### TO DO
Restate the material word for word and leave out anything that is a picture.

### GIVEN INFORMATION
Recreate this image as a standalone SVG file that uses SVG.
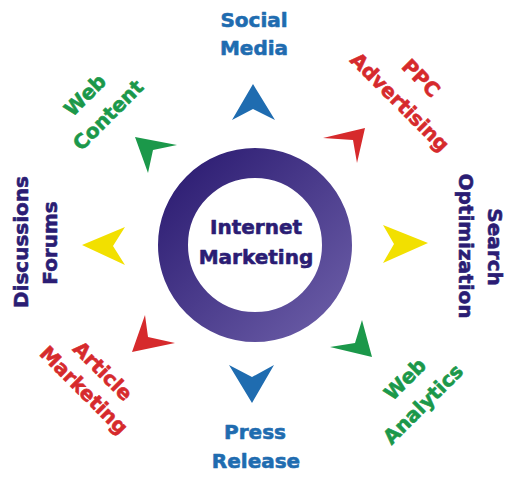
<svg xmlns="http://www.w3.org/2000/svg" width="520" height="480" viewBox="0 0 520 480">
<defs>
<linearGradient id="ringGrad" x1="0" y1="0" x2="1" y2="1">
<stop offset="0" stop-color="#2c1c72"/>
<stop offset="1" stop-color="#6a5ca6"/>
</linearGradient>
<style>
text{font-family:"DejaVu Sans","Liberation Sans",sans-serif;font-weight:bold;font-size:20px;text-anchor:middle;stroke-width:0.6px;stroke-linejoin:round}
.navy{fill:#2b1d74;stroke:#2b1d74}
.blue{fill:#1f6cb0;stroke:#1f6cb0}
.red{fill:#d62a2c;stroke:#d62a2c}
.green{fill:#1b984a;stroke:#1b984a}
.ablue{fill:#1f6cb0}
.ared{fill:#d62a2c}
.agreen{fill:#1b984a}
.ayellow{fill:#f2e000}
</style>
</defs>
<rect width="520" height="480" fill="#ffffff"/>
<g id="center">
<circle cx="255" cy="245" r="82" fill="none" stroke="url(#ringGrad)" stroke-width="30"/>
<text class="navy" x="256" y="234">Internet</text>
<text class="navy" x="256" y="264">Marketing</text>
</g>
<g id="connectors">
<polygon class="ablue" points="253,84 275,120 253,109 232,120"/>
<polygon class="ablue" points="229,365 252,377 274,365 252,403"/>
<polygon class="ayellow" points="383,225 428,243 383,263 394,244"/>
<polygon class="ayellow" points="82,245 125,227 113,246 125,265"/>
<polygon class="agreen" points="135,137 177,145 153,150 148,173"/>
<polygon class="ared" points="365,128 357,163 353,140 323,138"/>
<polygon class="ared" points="132,352 145,315 148,337 175,343"/>
<polygon class="agreen" points="372,357 330,347 355,343 362,320"/>
</g>
<g id="social-media">
<text class="blue" x="254" y="27">Social</text>
<text class="blue" x="254" y="55">Media</text>
</g>
<g id="press-release">
<text class="blue" x="255" y="439">Press</text>
<text class="blue" x="256" y="468">Release</text>
</g>
<g id="search-optimization">
<text class="navy" transform="translate(488,247) rotate(90)">Search</text>
<text class="navy" transform="translate(459,246) rotate(90)">Optimization</text>
</g>
<g id="discussions-forums">
<text class="navy" transform="translate(28,242) rotate(-90)">Discussions</text>
<text class="navy" transform="translate(57,243) rotate(-90)">Forums</text>
</g>
<g id="web-content">
<text class="green" transform="translate(90,100) rotate(-45)">Web</text>
<text class="green" transform="translate(113,120) rotate(-45)">Content</text>
</g>
<g id="ppc-advertising">
<text class="red" transform="translate(416,83) rotate(45)">PPC</text>
<text class="red" transform="translate(395,107) rotate(45)">Advertising</text>
</g>
<g id="article-marketing">
<text class="red" transform="translate(98,376) rotate(45)">Article</text>
<text class="red" transform="translate(79,395) rotate(45)">Marketing</text>
</g>
<g id="web-analytics">
<text class="green" transform="translate(410,384) rotate(-45)">Web</text>
<text class="green" transform="translate(428,409) rotate(-45)">Analytics</text>
</g>
</svg>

### SOLUTION FOR THIS PROBLEM
Recreate this image as a standalone SVG file that uses SVG.
<svg xmlns="http://www.w3.org/2000/svg" width="520" height="480" viewBox="0 0 520 480">
<defs>
<linearGradient id="ringGrad" x1="0" y1="0" x2="1" y2="1">
<stop offset="0" stop-color="#2c1c72"/>
<stop offset="1" stop-color="#6a5ca6"/>
</linearGradient>
<style>
text{font-family:"DejaVu Sans","Liberation Sans",sans-serif;font-weight:bold;font-size:20px;text-anchor:middle;stroke-width:0.6px;stroke-linejoin:round}
.navy{fill:#2b1d74;stroke:#2b1d74}
.blue{fill:#1f6cb0;stroke:#1f6cb0}
.red{fill:#d62a2c;stroke:#d62a2c}
.green{fill:#1b984a;stroke:#1b984a}
.ablue{fill:#1f6cb0}
.ared{fill:#d62a2c}
.agreen{fill:#1b984a}
.ayellow{fill:#f2e000}
</style>
</defs>
<rect width="520" height="480" fill="#ffffff"/>
<g id="center">
<circle cx="255" cy="245" r="82" fill="none" stroke="url(#ringGrad)" stroke-width="30"/>
<text class="navy" x="256" y="234">Internet</text>
<text class="navy" x="256" y="264">Marketing</text>
</g>
<g id="connectors">
<polygon class="ablue" points="253,84 275,120 253,109 232,120"/>
<polygon class="ablue" points="229,365 252,377 274,365 252,403"/>
<polygon class="ayellow" points="383,225 428,243 383,263 394,244"/>
<polygon class="ayellow" points="82,245 125,227 113,246 125,265"/>
<polygon class="agreen" points="135,137 177,145 153,150 148,173"/>
<polygon class="ared" points="365,128 357,163 353,140 323,138"/>
<polygon class="ared" points="132,352 145,315 148,337 175,343"/>
<polygon class="agreen" points="372,357 330,347 355,343 362,320"/>
</g>
<g id="social-media">
<text class="blue" x="254" y="27">Social</text>
<text class="blue" x="254" y="55">Media</text>
</g>
<g id="press-release">
<text class="blue" x="255" y="439">Press</text>
<text class="blue" x="256" y="468">Release</text>
</g>
<g id="search-optimization">
<text class="navy" transform="translate(488,247) rotate(90)">Search</text>
<text class="navy" transform="translate(459,246) rotate(90)">Optimization</text>
</g>
<g id="discussions-forums">
<text class="navy" transform="translate(28,242) rotate(-90)">Discussions</text>
<text class="navy" transform="translate(57,243) rotate(-90)">Forums</text>
</g>
<g id="web-content">
<text class="green" transform="translate(90,100) rotate(-45)">Web</text>
<text class="green" transform="translate(113,120) rotate(-45)">Content</text>
</g>
<g id="ppc-advertising">
<text class="red" transform="translate(416,83) rotate(45)">PPC</text>
<text class="red" transform="translate(395,107) rotate(45)">Advertising</text>
</g>
<g id="article-marketing">
<text class="red" transform="translate(98,376) rotate(45)">Article</text>
<text class="red" transform="translate(79,395) rotate(45)">Marketing</text>
</g>
<g id="web-analytics">
<text class="green" transform="translate(410,384) rotate(-45)">Web</text>
<text class="green" transform="translate(428,409) rotate(-45)">Analytics</text>
</g>
</svg>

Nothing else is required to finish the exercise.